SUPPLIED INFORMATION:

....................

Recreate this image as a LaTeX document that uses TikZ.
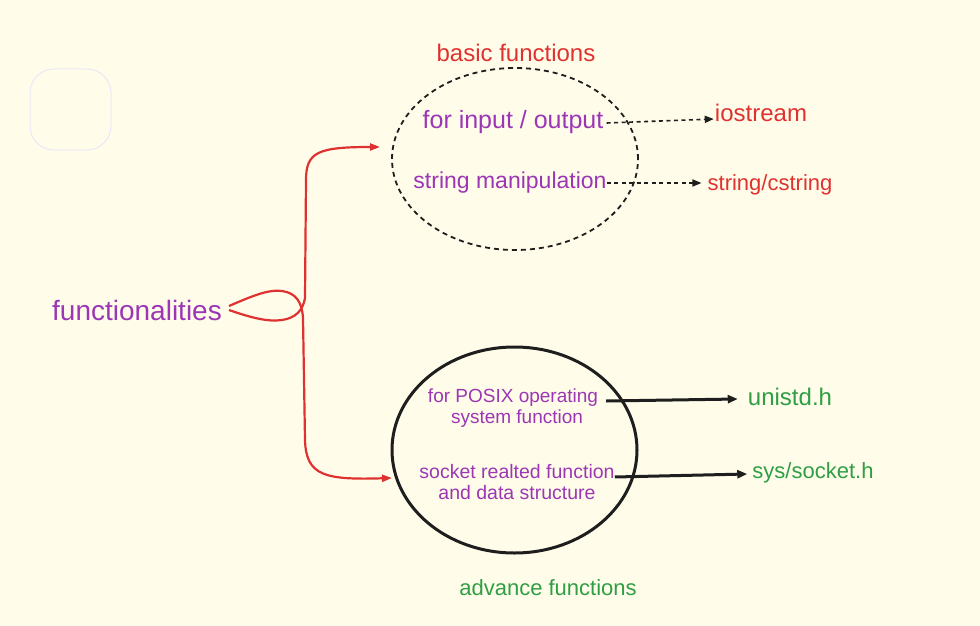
\documentclass[tikz,border=0pt]{standalone}
\usepackage{fontspec}
\setmainfont{Liberation Sans}
\usetikzlibrary{arrows.meta,shapes.geometric}
\definecolor{bg}{HTML}{FFFDE9}
\definecolor{vio}{HTML}{9C36B5}
\definecolor{rd}{HTML}{E03131}
\definecolor{gr}{HTML}{2F9E44}
\definecolor{ink}{HTML}{1E1E1E}
\definecolor{faint}{HTML}{E9E8F8}
\tikzset{
  lbl/.style={inner sep=0pt, anchor=center},
  redarrow/.style={draw=rd, line width=2.2pt, -{Triangle[length=10pt,width=7pt]}},
  dasharrow/.style={draw=ink, line width=1.6pt, dash pattern=on 4pt off 3.5pt, -{Triangle[length=9pt,width=7pt]}},
  solidarrow/.style={draw=ink, line width=3pt, -{Triangle[length=10pt,width=8pt]}},
}
\begin{document}
\begin{tikzpicture}[x=1pt,y=-1pt]
\fill[bg] (0,0) rectangle (980,626);
\useasboundingbox (0,0) rectangle (980,626);

% faint rounded square
\draw[faint, line width=1pt, rounded corners=24pt] (30,69) rectangle (111,150);

% circles
\node[ellipse, draw=ink, line width=1.8pt, dash pattern=on 5pt off 4pt, minimum width=246pt, minimum height=182pt, inner sep=0pt] (basic) at (515,159) {};
\node[ellipse, draw=ink, line width=3pt, minimum width=245pt, minimum height=206pt, inner sep=0pt] (adv) at (514.5,450) {};

% texts
\node[lbl, text=rd, font=\fontsize{24}{28}\selectfont] (tbasic) at (516,53) {basic functions};
\node[lbl, text=vio, font=\fontsize{25}{30}\selectfont] (io) at (513,122) {for input / output};
\node[lbl, text=vio, font=\fontsize{23}{27}\selectfont] (strm) at (510,183) {string manipulation};
\node[lbl, text=rd, font=\fontsize{24}{28}\selectfont] (iostream) at (761,113) {iostream};
\node[lbl, text=rd, font=\fontsize{22}{26}\selectfont] (cstring) at (770,185) {string/cstring};
\node[lbl, text=vio, font=\fontsize{28}{32}\selectfont] (func) at (137,310) {functionalities};
\node[lbl, text=vio, font=\fontsize{19}{22}\selectfont] (posix1) at (513,398) {for POSIX operating};
\node[lbl, text=vio, font=\fontsize{19}{22}\selectfont] (posix2) at (517,419) {system function};
\node[lbl, text=vio, font=\fontsize{19.5}{22}\selectfont] (sock1) at (517,472) {socket realted function};
\node[lbl, text=vio, font=\fontsize{19.5}{22}\selectfont] (sock2) at (517,493) {and data structure};
\node[lbl, text=gr, font=\fontsize{24}{28}\selectfont] (unistd) at (790,397) {unistd.h};
\node[lbl, text=gr, font=\fontsize{22}{26}\selectfont] (socket) at (813,473) {sys/socket.h};
\node[lbl, text=gr, font=\fontsize{22}{26}\selectfont] (tadv) at (548,588) {advance functions};

% coordinates for connector ends
\coordinate (fs1) at (229,306);
\coordinate (fs2) at (229,310);
\coordinate (topend) at (380,147);
\coordinate (botend) at (392,478);

% red branching arrows
\draw[redarrow] (fs2) .. controls (252,318) and (268,322) .. (282,320)
  .. controls (296,318) and (303,310) .. (305,298)
  -- (306,180) .. controls (306,152) and (318,147) .. (topend);
\draw[redarrow] (fs1) .. controls (250,297) and (268,289) .. (282,291)
  .. controls (296,293) and (302,302) .. (303,318)
  -- (305,440) .. controls (306,476) and (325,480) .. (botend);

% dashed arrows
\draw[dasharrow] (io.east) ++(3,1) -- ([xshift=-1pt]iostream.west |- 0,119);
\draw[dasharrow] (strm.east) -- ([xshift=-6pt]cstring.west |- 0,183);

% solid arrows
\draw[solidarrow] (posix1.east) ++(8,3) -- ([xshift=-10pt]unistd.west |- 0,399);
\draw[solidarrow] (sock1.east) ++(0,5) -- ([xshift=-5pt]socket.west |- 0,474);
\end{tikzpicture}
\end{document}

....................

PROMPT: Repeat the material above verbatim, with no pictures in the output.

TASK SOLUTION:
Recreate this image as a LaTeX document that uses TikZ.
\documentclass[tikz,border=0pt]{standalone}
\usepackage{fontspec}
\setmainfont{Liberation Sans}
\usetikzlibrary{arrows.meta,shapes.geometric}
\definecolor{bg}{HTML}{FFFDE9}
\definecolor{vio}{HTML}{9C36B5}
\definecolor{rd}{HTML}{E03131}
\definecolor{gr}{HTML}{2F9E44}
\definecolor{ink}{HTML}{1E1E1E}
\definecolor{faint}{HTML}{E9E8F8}
\tikzset{
  lbl/.style={inner sep=0pt, anchor=center},
  redarrow/.style={draw=rd, line width=2.2pt, -{Triangle[length=10pt,width=7pt]}},
  dasharrow/.style={draw=ink, line width=1.6pt, dash pattern=on 4pt off 3.5pt, -{Triangle[length=9pt,width=7pt]}},
  solidarrow/.style={draw=ink, line width=3pt, -{Triangle[length=10pt,width=8pt]}},
}
\begin{document}
\begin{tikzpicture}[x=1pt,y=-1pt]
\fill[bg] (0,0) rectangle (980,626);
\useasboundingbox (0,0) rectangle (980,626);

% faint rounded square
\draw[faint, line width=1pt, rounded corners=24pt] (30,69) rectangle (111,150);

% circles
\node[ellipse, draw=ink, line width=1.8pt, dash pattern=on 5pt off 4pt, minimum width=246pt, minimum height=182pt, inner sep=0pt] (basic) at (515,159) {};
\node[ellipse, draw=ink, line width=3pt, minimum width=245pt, minimum height=206pt, inner sep=0pt] (adv) at (514.5,450) {};

% texts
\node[lbl, text=rd, font=\fontsize{24}{28}\selectfont] (tbasic) at (516,53) {basic functions};
\node[lbl, text=vio, font=\fontsize{25}{30}\selectfont] (io) at (513,122) {for input / output};
\node[lbl, text=vio, font=\fontsize{23}{27}\selectfont] (strm) at (510,183) {string manipulation};
\node[lbl, text=rd, font=\fontsize{24}{28}\selectfont] (iostream) at (761,113) {iostream};
\node[lbl, text=rd, font=\fontsize{22}{26}\selectfont] (cstring) at (770,185) {string/cstring};
\node[lbl, text=vio, font=\fontsize{28}{32}\selectfont] (func) at (137,310) {functionalities};
\node[lbl, text=vio, font=\fontsize{19}{22}\selectfont] (posix1) at (513,398) {for POSIX operating};
\node[lbl, text=vio, font=\fontsize{19}{22}\selectfont] (posix2) at (517,419) {system function};
\node[lbl, text=vio, font=\fontsize{19.5}{22}\selectfont] (sock1) at (517,472) {socket realted function};
\node[lbl, text=vio, font=\fontsize{19.5}{22}\selectfont] (sock2) at (517,493) {and data structure};
\node[lbl, text=gr, font=\fontsize{24}{28}\selectfont] (unistd) at (790,397) {unistd.h};
\node[lbl, text=gr, font=\fontsize{22}{26}\selectfont] (socket) at (813,473) {sys/socket.h};
\node[lbl, text=gr, font=\fontsize{22}{26}\selectfont] (tadv) at (548,588) {advance functions};

% coordinates for connector ends
\coordinate (fs1) at (229,306);
\coordinate (fs2) at (229,310);
\coordinate (topend) at (380,147);
\coordinate (botend) at (392,478);

% red branching arrows
\draw[redarrow] (fs2) .. controls (252,318) and (268,322) .. (282,320)
  .. controls (296,318) and (303,310) .. (305,298)
  -- (306,180) .. controls (306,152) and (318,147) .. (topend);
\draw[redarrow] (fs1) .. controls (250,297) and (268,289) .. (282,291)
  .. controls (296,293) and (302,302) .. (303,318)
  -- (305,440) .. controls (306,476) and (325,480) .. (botend);

% dashed arrows
\draw[dasharrow] (io.east) ++(3,1) -- ([xshift=-1pt]iostream.west |- 0,119);
\draw[dasharrow] (strm.east) -- ([xshift=-6pt]cstring.west |- 0,183);

% solid arrows
\draw[solidarrow] (posix1.east) ++(8,3) -- ([xshift=-10pt]unistd.west |- 0,399);
\draw[solidarrow] (sock1.east) ++(0,5) -- ([xshift=-5pt]socket.west |- 0,474);
\end{tikzpicture}
\end{document}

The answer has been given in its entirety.